La morte di don Dino Pittau: pietra tombale sulla scomparsa del fratello don Tonio?

È morto a 92 anni senza riuscire a far luce sulla tragica scomparsa dell’amato fratello Tonio, 50 anni appena compiuti.
Tanti, troppi i misteri che ancora aleggiano su quella morte.
Don Dino Pittau, spentosi nell’Istituto delle suore Mercedarie di Sant’Elia, soprattutto negli ultimi anni, aveva smesso di credere all’ipotesi dell’incidente stradale.
«La sera di quel 22 dicembre 1988», ormai se n’era fatto certezza, «il fratello veniva assassinato e poi portato, con tragica messinscena, in un dirupo presso il rio Picocca, nella direttrice Cagliari-Muravera, in territorio di Burcei».
Lo scrittore e saggista cagliaritano Gianfranco Murtas, in un suo lungo scritto, aggiunge altri lugubri particolari.
«Fu trovato disteso accanto alla sua vettura, che altri scaraventarono nel burrone, coperto da un gran telo e con un cuscino sotto la testa. Scomparsi gli occhiali, scomparsa la catenina, scomparse le chiavi di casa e della Cattedrale.
Livido un occhio e livida una mano chiusa a pugno. Porzioni di sostanza cerebrale furono allora rinvenute da un muraverese (che ne riferì ai familiari) e sepolte per pietà ad un lato della strada alta. Il cranio della vittima era spappolato, la nuca distrutta, svuotata, e non avrebbe lei, la vittima, potuto distendersi a terra e proteggersi dal freddo della notte, in attesa di soccorsi».
Sinistri e inquietanti anche gli eventi che si susseguirono a quella, ancor oggi, misteriosa scomparsa.

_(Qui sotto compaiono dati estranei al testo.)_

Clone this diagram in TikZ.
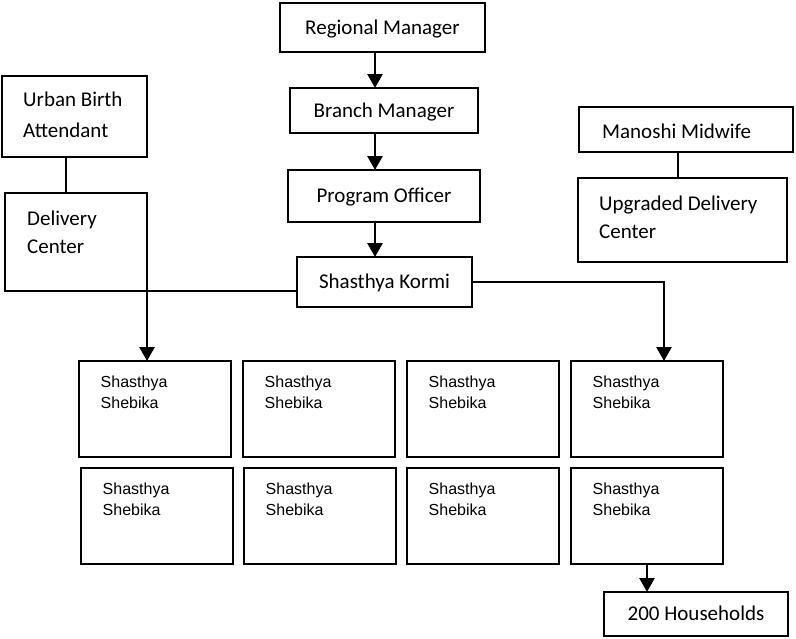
\documentclass[tikz,border=0pt]{standalone}
\usepackage{fontspec}
\setmainfont{Carlito}
\newfontfamily\arialf{Liberation Sans}
\usetikzlibrary{arrows.meta,calc}
\begin{document}
\begin{tikzpicture}[x=1pt,y=-1pt,
  box/.style={draw, line width=2.8pt, inner sep=0pt, outer sep=0pt, anchor=north west, font=\fontsize{21}{25}\selectfont},
  cbox/.style={box, text height=13.5pt, text depth=0pt},
  hdtext/.style={inner sep=0pt, anchor=base west, font=\fontsize{21}{25}\selectfont},
  sstext/.style={inner sep=0pt, anchor=base west, font=\arialf\fontsize{16}{19}\selectfont},
  conn/.style={line width=2.8pt},
  arr/.style={line width=2.8pt, -{Triangle[width=15pt,length=14pt]}}]
\useasboundingbox (0,0) rectangle (796,638);

% central chain
\node[cbox, minimum width=205pt, minimum height=49pt] (rm) at (280,3) {Regional Manager};
\node[cbox, minimum width=188pt, minimum height=45pt] (bm) at (290,88) {Branch Manager};
\node[cbox, minimum width=192pt, minimum height=52pt] (po) at (288,170) {Program Officer};
\node[cbox, minimum width=175pt, minimum height=50pt] (sk) at (297,257) {Shasthya Kormi};

% left side
\node[box, minimum width=145pt, minimum height=81pt] (uba) at (2,76) {};
\node[hdtext] (ubat1) at ([xshift=21pt,yshift=-30.7pt]uba.north west) {Urban Birth};
\node[hdtext] (ubat2) at ([xshift=21pt,yshift=-61.3pt]uba.north west) {Attendant};
\node[box, minimum width=142pt, minimum height=98pt] (dc) at (5,193) {};
\node[hdtext] (dct1) at ([xshift=22pt,yshift=-32pt]dc.north west) {Delivery};
\node[hdtext] (dct2) at ([xshift=22pt,yshift=-60.3pt]dc.north west) {Center};

% right side
\node[box, minimum width=214pt, minimum height=45pt] (mm) at (579,107) {};
\node[hdtext] (mmt) at ([xshift=23pt,yshift=-31.3pt]mm.north west) {Manoshi Midwife};
\node[box, minimum width=209pt, minimum height=84pt] (udc) at (578,178) {};
\node[hdtext] (udct1) at ([xshift=21pt,yshift=-32pt]udc.north west) {Upgraded Delivery};
\node[hdtext] (udct2) at ([xshift=21pt,yshift=-60.3pt]udc.north west) {Center};

% Shasthya Shebika grid
\foreach \i/\x/\y in {1/79/361, 2/243/361, 3/407/361, 4/571/361,
                      5/81/468, 6/244/468, 7/407/468, 8/571/468} {
  \node[box, minimum width=152pt, minimum height=96pt] (ss\i) at (\x,\y) {};
  \node[sstext] (ss\i a) at ([xshift=21.5pt,yshift=-26pt]ss\i.north west) {Shasthya};
  \node[sstext] (ss\i b) at ([xshift=21.5pt,yshift=-47.6pt]ss\i.north west) {Shebika};
}

\node[cbox, minimum width=184pt, minimum height=44pt] (hh) at (604,592) {200 Households};

% connectors
\coordinate (cx) at (375,0);
\draw[arr] (rm.south -| cx) -- (bm.north -| cx);
\draw[arr] (bm.south -| cx) -- (po.north -| cx);
\draw[arr] (po.south -| cx) -- (sk.north -| cx);

\coordinate (lx) at (66,0);
\draw[conn] (uba.south -| lx) -- (dc.north -| lx);
\coordinate (mx) at (678,0);
\draw[conn] (mm.south -| mx) -- (udc.north -| mx);

\draw[arr] (sk.west |- dc.south) -- (dc.south east) -- (ss1.north -| dc.south east);
\coordinate (rx) at (664,282);
\draw[arr] (sk.east) -- (rx) -- (ss4.north -| rx);

\draw[arr] (ss8.south) -- (hh.north -| ss8.south);
\end{tikzpicture}
\end{document}
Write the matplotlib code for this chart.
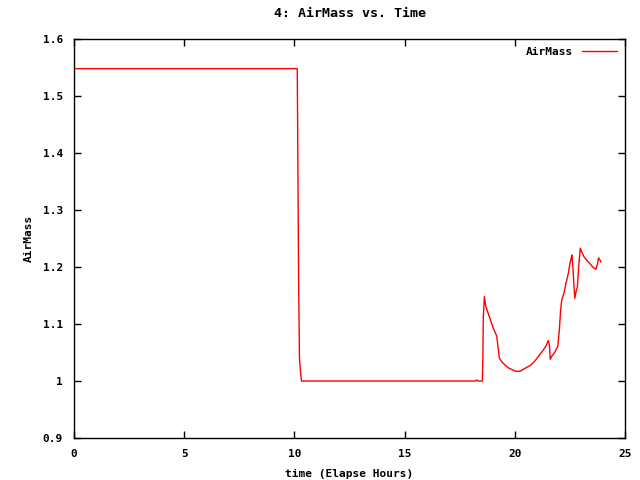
import matplotlib
matplotlib.use("Agg")
import matplotlib.pyplot as plt

# elapsed time (hours) and airmass
hours = [0.0, 10.13, 10.15, 10.19, 10.23, 10.28, 10.32, 18.22, 18.27, 18.32, 18.53,
         18.55, 18.57, 18.62, 18.69, 18.87, 19.03, 19.18, 19.22, 19.30, 19.40,
         19.56, 19.71, 19.93, 20.05, 20.24, 20.39, 20.54, 20.69, 20.84, 20.99,
         21.14, 21.29, 21.42, 21.52, 21.57, 21.61, 21.67, 21.82, 21.95, 22.02,
         22.08, 22.13, 22.23, 22.32, 22.43, 22.50, 22.55, 22.59, 22.63, 22.69,
         22.72, 22.78, 22.84, 22.91, 22.97, 23.03, 23.14, 23.26, 23.41, 23.56,
         23.68, 23.74, 23.80, 23.87, 23.90]
airmass = [1.548, 1.548, 1.43, 1.18, 1.04, 1.015, 1.0, 1.0, 1.002, 1.0, 1.0,
           1.037, 1.11, 1.148, 1.130, 1.110, 1.092, 1.079, 1.066, 1.040, 1.034,
           1.028, 1.023, 1.019, 1.017, 1.017, 1.0205, 1.024, 1.027, 1.032, 1.039,
           1.047, 1.054, 1.062, 1.071, 1.063, 1.038, 1.043, 1.051, 1.061, 1.089,
           1.125, 1.142, 1.154, 1.171, 1.189, 1.206, 1.214, 1.221, 1.2035, 1.163,
           1.145, 1.157, 1.1655, 1.206, 1.233, 1.227, 1.218, 1.212, 1.206, 1.199,
           1.196, 1.2035, 1.216, 1.212, 1.209]

x_ticks = [0, 5, 10, 15, 20, 25]
y_ticks = [0.9, 1.0, 1.1, 1.2, 1.3, 1.4, 1.5, 1.6]
y_labels = ["0.9", "1", "1.1", "1.2", "1.3", "1.4", "1.5", "1.6"]

plt.rcParams["font.family"] = ["DejaVu Sans Mono"]
plt.rcParams["font.size"] = 8
plt.rcParams["font.weight"] = "bold"

fig = plt.figure(figsize=(6.4, 4.8), dpi=100)
ax = fig.add_axes([74 / 640, 1 - 438 / 480, 551 / 640, 399 / 480])

ax.plot(hours, airmass, color="red", linewidth=1.0, label="AirMass")

ax.set_xlim(0, 25)
ax.set_ylim(0.9, 1.6)
ax.set_xticks(x_ticks)
ax.set_xticklabels([str(t) for t in x_ticks])
ax.set_yticks(y_ticks)
ax.set_yticklabels(y_labels)
ax.tick_params(direction="in", top=True, right=True, length=5, width=1, pad=8)
for s in ax.spines.values():
    s.set_linewidth(1)

ax.set_title("4: AirMass vs. Time", pad=16, fontweight="bold")
ax.set_xlabel("time (Elapse Hours)", labelpad=7, fontweight="bold")
ax.set_ylabel("AirMass", labelpad=6, fontweight="bold")

ax.legend(loc="upper right", frameon=False, markerfirst=False,
          handlelength=3.2, borderaxespad=0.3)

fig.savefig("out.png", dpi=100)
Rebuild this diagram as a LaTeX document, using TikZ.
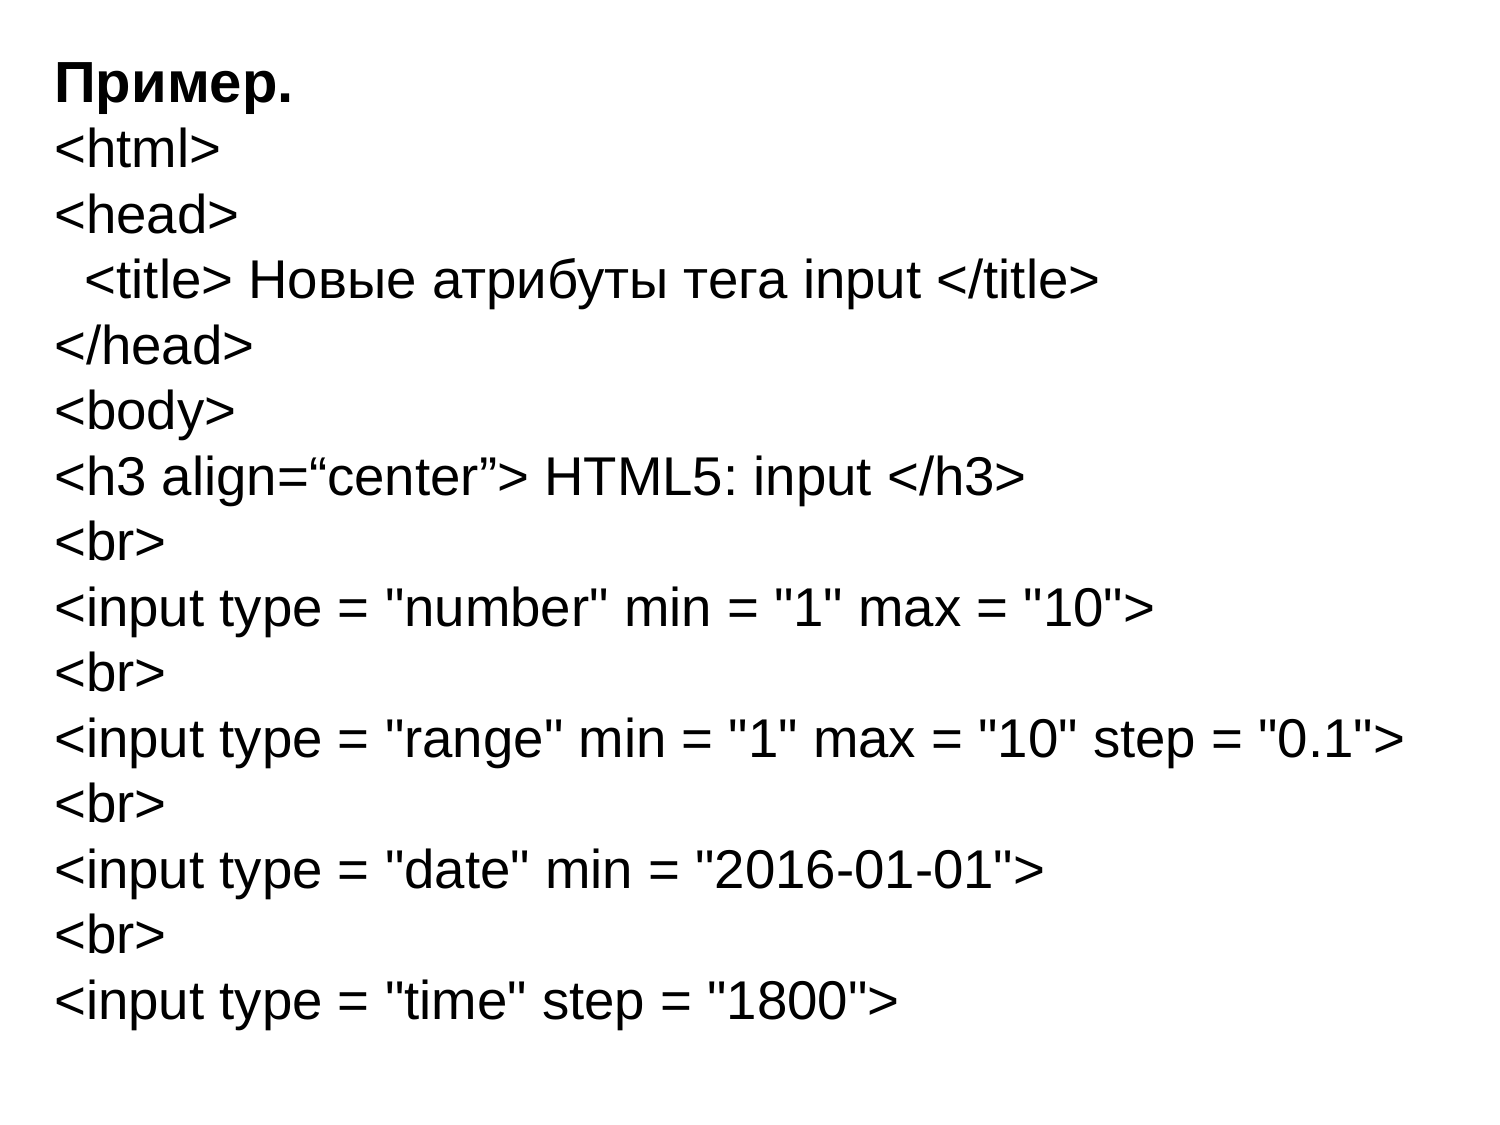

«In quella notte invece altri entrarono nella sua abitazione, rovistando. Forse quelli stessi che giorni addietro gli si erano presentati in Cattedrale, prima della messa serale, per minacciarlo; forse gli stessi che, presentandosi in talare in simulazione dei due fratelli preti, chiesero al custode dell’auto, sottoposta a sequestro, di poterla visionare (credibilmente per manometterla, per alterarla con aggiunte o sottrazioni clandestine)».

A suo tempo la salma di don Tonio non fu sottoposta ad autopsia, «contraddicendo la legge», come più volte ribadì l’avvocato della famiglia Alfonso Olla, anche lui deceduto senza arrivare alla verità. «E per tre volte», chiude Murtas (poi arrivò anche una quarta) «la magistratura cagliaritana ha negato l’esumazione delle povere ossa per avere la conferma di quanto gli agenti della scientifica confidarono in più circostanze ai congiunti: che di assassinio si era trattato, assassinio mascherato da una volgarissima commedia: quella dell’incidente d’auto».

La morte di don Dino, anche lui parroco della Cattedrale di Cagliari esattamente dieci anni dopo la scomparsa del fratello e predecessore, potrebbe rappresentare la classica “pietra tombale” su tutta la vicenda iniziata in quella antivigilia di Natale del 1988.
Proprio in quell’anno, decennale della morte e, per lui, di esordio nella Primaziale della diocesi, don Dino dava alle stampe un libro interamente dedicato alla memoria del fratello scomparso, definito semplicemente «sacerdote per la comunità». Libro che segna uno spartiacque netto nell’anziano sacerdote che, in più occasioni, anche pubbliche e con interviste, si dichiarava convinto che il fratello fosse stato assassinato.

Ai suoi funerali, in Duomo, davanti a quel feretro l’allora arcivescovo di Cagliari Ottorino Alberti ebbe a dire: «È uscito di scena da questo mondo, senza disturbare nessuno». Parole che ancora oggi, a distanza di 35 anni, non riescono a colmare e dare un senso alla tragedia.